If you ask me this on a different day, you might get different answers! But at least for today, my list includes Octavia Butler, who taught me so much about world-building and the ways that power differentials shape every community and interaction; Ursula K. Le Guin, who did more than any other author to open me up to new ways of thinking, and even when I disagree with her, she's always worth arguing with; N.K. Jemisin, whose Broken Earth trilogy begins with an audacious promise, and then finds an even more audacious way to keep it; China Miéville, who writes weird, politically complex books that haunt me; and Jorge Luis Borges, who once turned a grievance with another poet into the classic story "The Aleph"--may we all put our petty complaints to such great use!

Book you've faked reading:

James Fenimore Cooper's The Deerslayer, a book I spent weeks trying and failing to complete for an undergraduate class. In the end I ignored most of the middle of the book and flipped through the end. It did, however, lead me to Mark Twain's famous "James Fenimore Cooper's Literary Offenses," so at least it had one positive effect.

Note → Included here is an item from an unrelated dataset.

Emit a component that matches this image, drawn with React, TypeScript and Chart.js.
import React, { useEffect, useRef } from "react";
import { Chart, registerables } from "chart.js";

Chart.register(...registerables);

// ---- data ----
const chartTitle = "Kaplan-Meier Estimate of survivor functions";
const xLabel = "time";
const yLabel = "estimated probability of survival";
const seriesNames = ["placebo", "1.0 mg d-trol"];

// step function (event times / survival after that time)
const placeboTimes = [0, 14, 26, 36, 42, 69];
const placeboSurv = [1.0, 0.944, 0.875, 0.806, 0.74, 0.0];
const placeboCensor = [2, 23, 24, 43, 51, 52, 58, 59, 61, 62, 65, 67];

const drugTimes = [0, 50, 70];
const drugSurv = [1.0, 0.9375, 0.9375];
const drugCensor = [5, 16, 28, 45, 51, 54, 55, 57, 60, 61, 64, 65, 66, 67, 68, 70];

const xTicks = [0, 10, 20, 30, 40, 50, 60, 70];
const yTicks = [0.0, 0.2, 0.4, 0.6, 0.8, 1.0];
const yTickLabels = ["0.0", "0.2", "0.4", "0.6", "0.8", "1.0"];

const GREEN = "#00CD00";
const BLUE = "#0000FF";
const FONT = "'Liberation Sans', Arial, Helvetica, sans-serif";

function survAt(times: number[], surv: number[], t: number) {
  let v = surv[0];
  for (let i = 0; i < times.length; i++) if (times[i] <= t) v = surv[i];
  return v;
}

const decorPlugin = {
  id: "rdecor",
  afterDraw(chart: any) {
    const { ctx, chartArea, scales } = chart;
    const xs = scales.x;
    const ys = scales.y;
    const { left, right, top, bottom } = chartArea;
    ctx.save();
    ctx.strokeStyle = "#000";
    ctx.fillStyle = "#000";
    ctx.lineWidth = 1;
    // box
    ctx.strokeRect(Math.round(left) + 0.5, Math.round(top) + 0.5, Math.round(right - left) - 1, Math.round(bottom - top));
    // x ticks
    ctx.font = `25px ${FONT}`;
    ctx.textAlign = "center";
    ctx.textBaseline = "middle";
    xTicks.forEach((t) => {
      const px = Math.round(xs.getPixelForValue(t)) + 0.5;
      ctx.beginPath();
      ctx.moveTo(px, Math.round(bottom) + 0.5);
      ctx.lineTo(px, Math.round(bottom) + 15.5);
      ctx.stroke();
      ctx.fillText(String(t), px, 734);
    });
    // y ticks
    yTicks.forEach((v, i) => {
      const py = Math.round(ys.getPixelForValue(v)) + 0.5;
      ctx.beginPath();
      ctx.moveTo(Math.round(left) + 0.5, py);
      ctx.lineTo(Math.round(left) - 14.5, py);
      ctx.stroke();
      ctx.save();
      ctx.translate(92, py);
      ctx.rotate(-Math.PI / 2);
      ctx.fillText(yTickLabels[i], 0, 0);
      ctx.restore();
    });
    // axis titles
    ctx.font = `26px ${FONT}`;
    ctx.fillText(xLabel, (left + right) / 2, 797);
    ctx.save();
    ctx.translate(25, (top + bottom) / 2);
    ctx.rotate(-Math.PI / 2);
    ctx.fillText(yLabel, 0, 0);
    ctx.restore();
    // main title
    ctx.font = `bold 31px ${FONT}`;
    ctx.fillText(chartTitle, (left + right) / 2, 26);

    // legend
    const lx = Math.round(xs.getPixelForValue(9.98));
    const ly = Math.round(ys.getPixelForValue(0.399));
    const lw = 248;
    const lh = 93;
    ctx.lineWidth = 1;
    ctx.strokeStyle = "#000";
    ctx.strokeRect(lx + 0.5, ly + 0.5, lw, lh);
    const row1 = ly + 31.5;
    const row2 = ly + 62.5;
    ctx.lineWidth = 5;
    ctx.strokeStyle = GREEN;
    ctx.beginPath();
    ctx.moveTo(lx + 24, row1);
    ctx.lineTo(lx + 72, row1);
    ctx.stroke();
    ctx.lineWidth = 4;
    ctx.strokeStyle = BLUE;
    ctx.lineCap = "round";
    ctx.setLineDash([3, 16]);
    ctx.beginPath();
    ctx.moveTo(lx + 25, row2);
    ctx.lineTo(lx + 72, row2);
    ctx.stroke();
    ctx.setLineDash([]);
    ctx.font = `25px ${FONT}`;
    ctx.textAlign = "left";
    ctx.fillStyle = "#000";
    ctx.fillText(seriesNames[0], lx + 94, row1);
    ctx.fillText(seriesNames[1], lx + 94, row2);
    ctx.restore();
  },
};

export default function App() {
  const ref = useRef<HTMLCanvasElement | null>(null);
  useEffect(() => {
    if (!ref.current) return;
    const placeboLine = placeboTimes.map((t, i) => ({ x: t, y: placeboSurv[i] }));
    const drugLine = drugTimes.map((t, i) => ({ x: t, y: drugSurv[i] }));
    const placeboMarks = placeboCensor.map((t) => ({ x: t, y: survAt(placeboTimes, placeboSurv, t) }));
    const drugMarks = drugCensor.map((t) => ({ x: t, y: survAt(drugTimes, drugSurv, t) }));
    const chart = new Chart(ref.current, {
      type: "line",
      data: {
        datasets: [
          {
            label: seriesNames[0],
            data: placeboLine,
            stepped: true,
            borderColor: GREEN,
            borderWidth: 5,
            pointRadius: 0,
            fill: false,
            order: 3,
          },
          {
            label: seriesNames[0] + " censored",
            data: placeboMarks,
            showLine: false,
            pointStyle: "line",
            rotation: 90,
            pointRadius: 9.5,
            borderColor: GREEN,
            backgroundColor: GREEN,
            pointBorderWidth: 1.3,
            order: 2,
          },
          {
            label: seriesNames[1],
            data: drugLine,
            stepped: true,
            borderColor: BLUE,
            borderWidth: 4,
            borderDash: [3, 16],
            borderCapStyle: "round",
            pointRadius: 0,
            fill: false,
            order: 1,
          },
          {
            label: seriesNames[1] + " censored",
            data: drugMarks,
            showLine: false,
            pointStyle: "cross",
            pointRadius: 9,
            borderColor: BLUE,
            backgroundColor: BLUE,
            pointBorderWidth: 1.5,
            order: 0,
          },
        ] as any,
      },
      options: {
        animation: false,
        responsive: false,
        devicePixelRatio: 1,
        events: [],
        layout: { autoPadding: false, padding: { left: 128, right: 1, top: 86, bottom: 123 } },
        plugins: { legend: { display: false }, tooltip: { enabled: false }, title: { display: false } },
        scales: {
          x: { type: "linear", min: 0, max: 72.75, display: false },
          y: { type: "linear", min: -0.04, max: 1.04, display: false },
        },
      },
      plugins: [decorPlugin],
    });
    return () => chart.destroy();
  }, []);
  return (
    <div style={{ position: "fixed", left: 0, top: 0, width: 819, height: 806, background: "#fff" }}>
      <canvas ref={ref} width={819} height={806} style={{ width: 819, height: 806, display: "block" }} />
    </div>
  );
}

Book you're an evangelist for:

Arkady and Boris Strugatsky's Hard to Be a God, which is simultaneously a warning about the dangers of fascism and a critique of the Soviet government. It's strange, unsettling, and masterful, and hasn't found as wide an audience (at least in English) as it deserves.

Book you've bought for the cover:

I don't know that I've ever bought a book for its cover, since I am constantly buying more books than I have time to read, but I can say that I think I'd have bought the excellent Ink Blood Sister Scribe by Emma Törzs for its cover if I hadn't already had it on my to-read list.

Book you hid from your parents:

I don't know that I ever actually hid a book from my parents--I was a very rule-oriented kid--but I am very glad that they never paid attention to the content of the Sandman graphic novels by Neil Gaiman that I was reading.

Book that changed your life:

Ursula K. Le Guin's The Left Hand of Darkness. That's a book that has so much to say about gender, war, religion, and winter itself. It also has one of the best last pages in history. It re-wired my brain, and I'll always be grateful for it.

Favorite line from a book:

Asking me to pick a favorite line is like asking me to pick which of my animal companions is my favorite; spoiled for choice, I'll share a line I adore from The Left Hand of Darkness:

"I certainly wasn't happy. Happiness has to do with reason, and only reason earns it. What I was given was the thing you can't earn, and can't keep, and often don't even recognize at the time; I mean joy."

Five books you'll never part with:

Le Guin's The Dispossessed, which teaches me something new every time I read it; R.B. Lemberg's The Four Profound Weaves, which is gorgeous, meditative, and essential; Mary Shelley's Frankenstein, the first science fiction novel and still essential reading; Eavan Boland's heartbreaking, life-affirming poetry collection Outside History; and bell hooks's Teaching to Transgress, a book every teacher should (re)read.

Book you most want to read again for the first time:

Piranesi by Susanna Clarke. It's a dark academia book, a portal fantasy, and so much more. It's also one of those books where describing it can't do it justice. I'd love to experience it again for the first time.

Book you are desperate to read:

I can't ever get enough books about marginalized people who get to be as complex and messy as white men are allowed to be. If that book also has chosen families and a "there's only one bed" moment, so much better!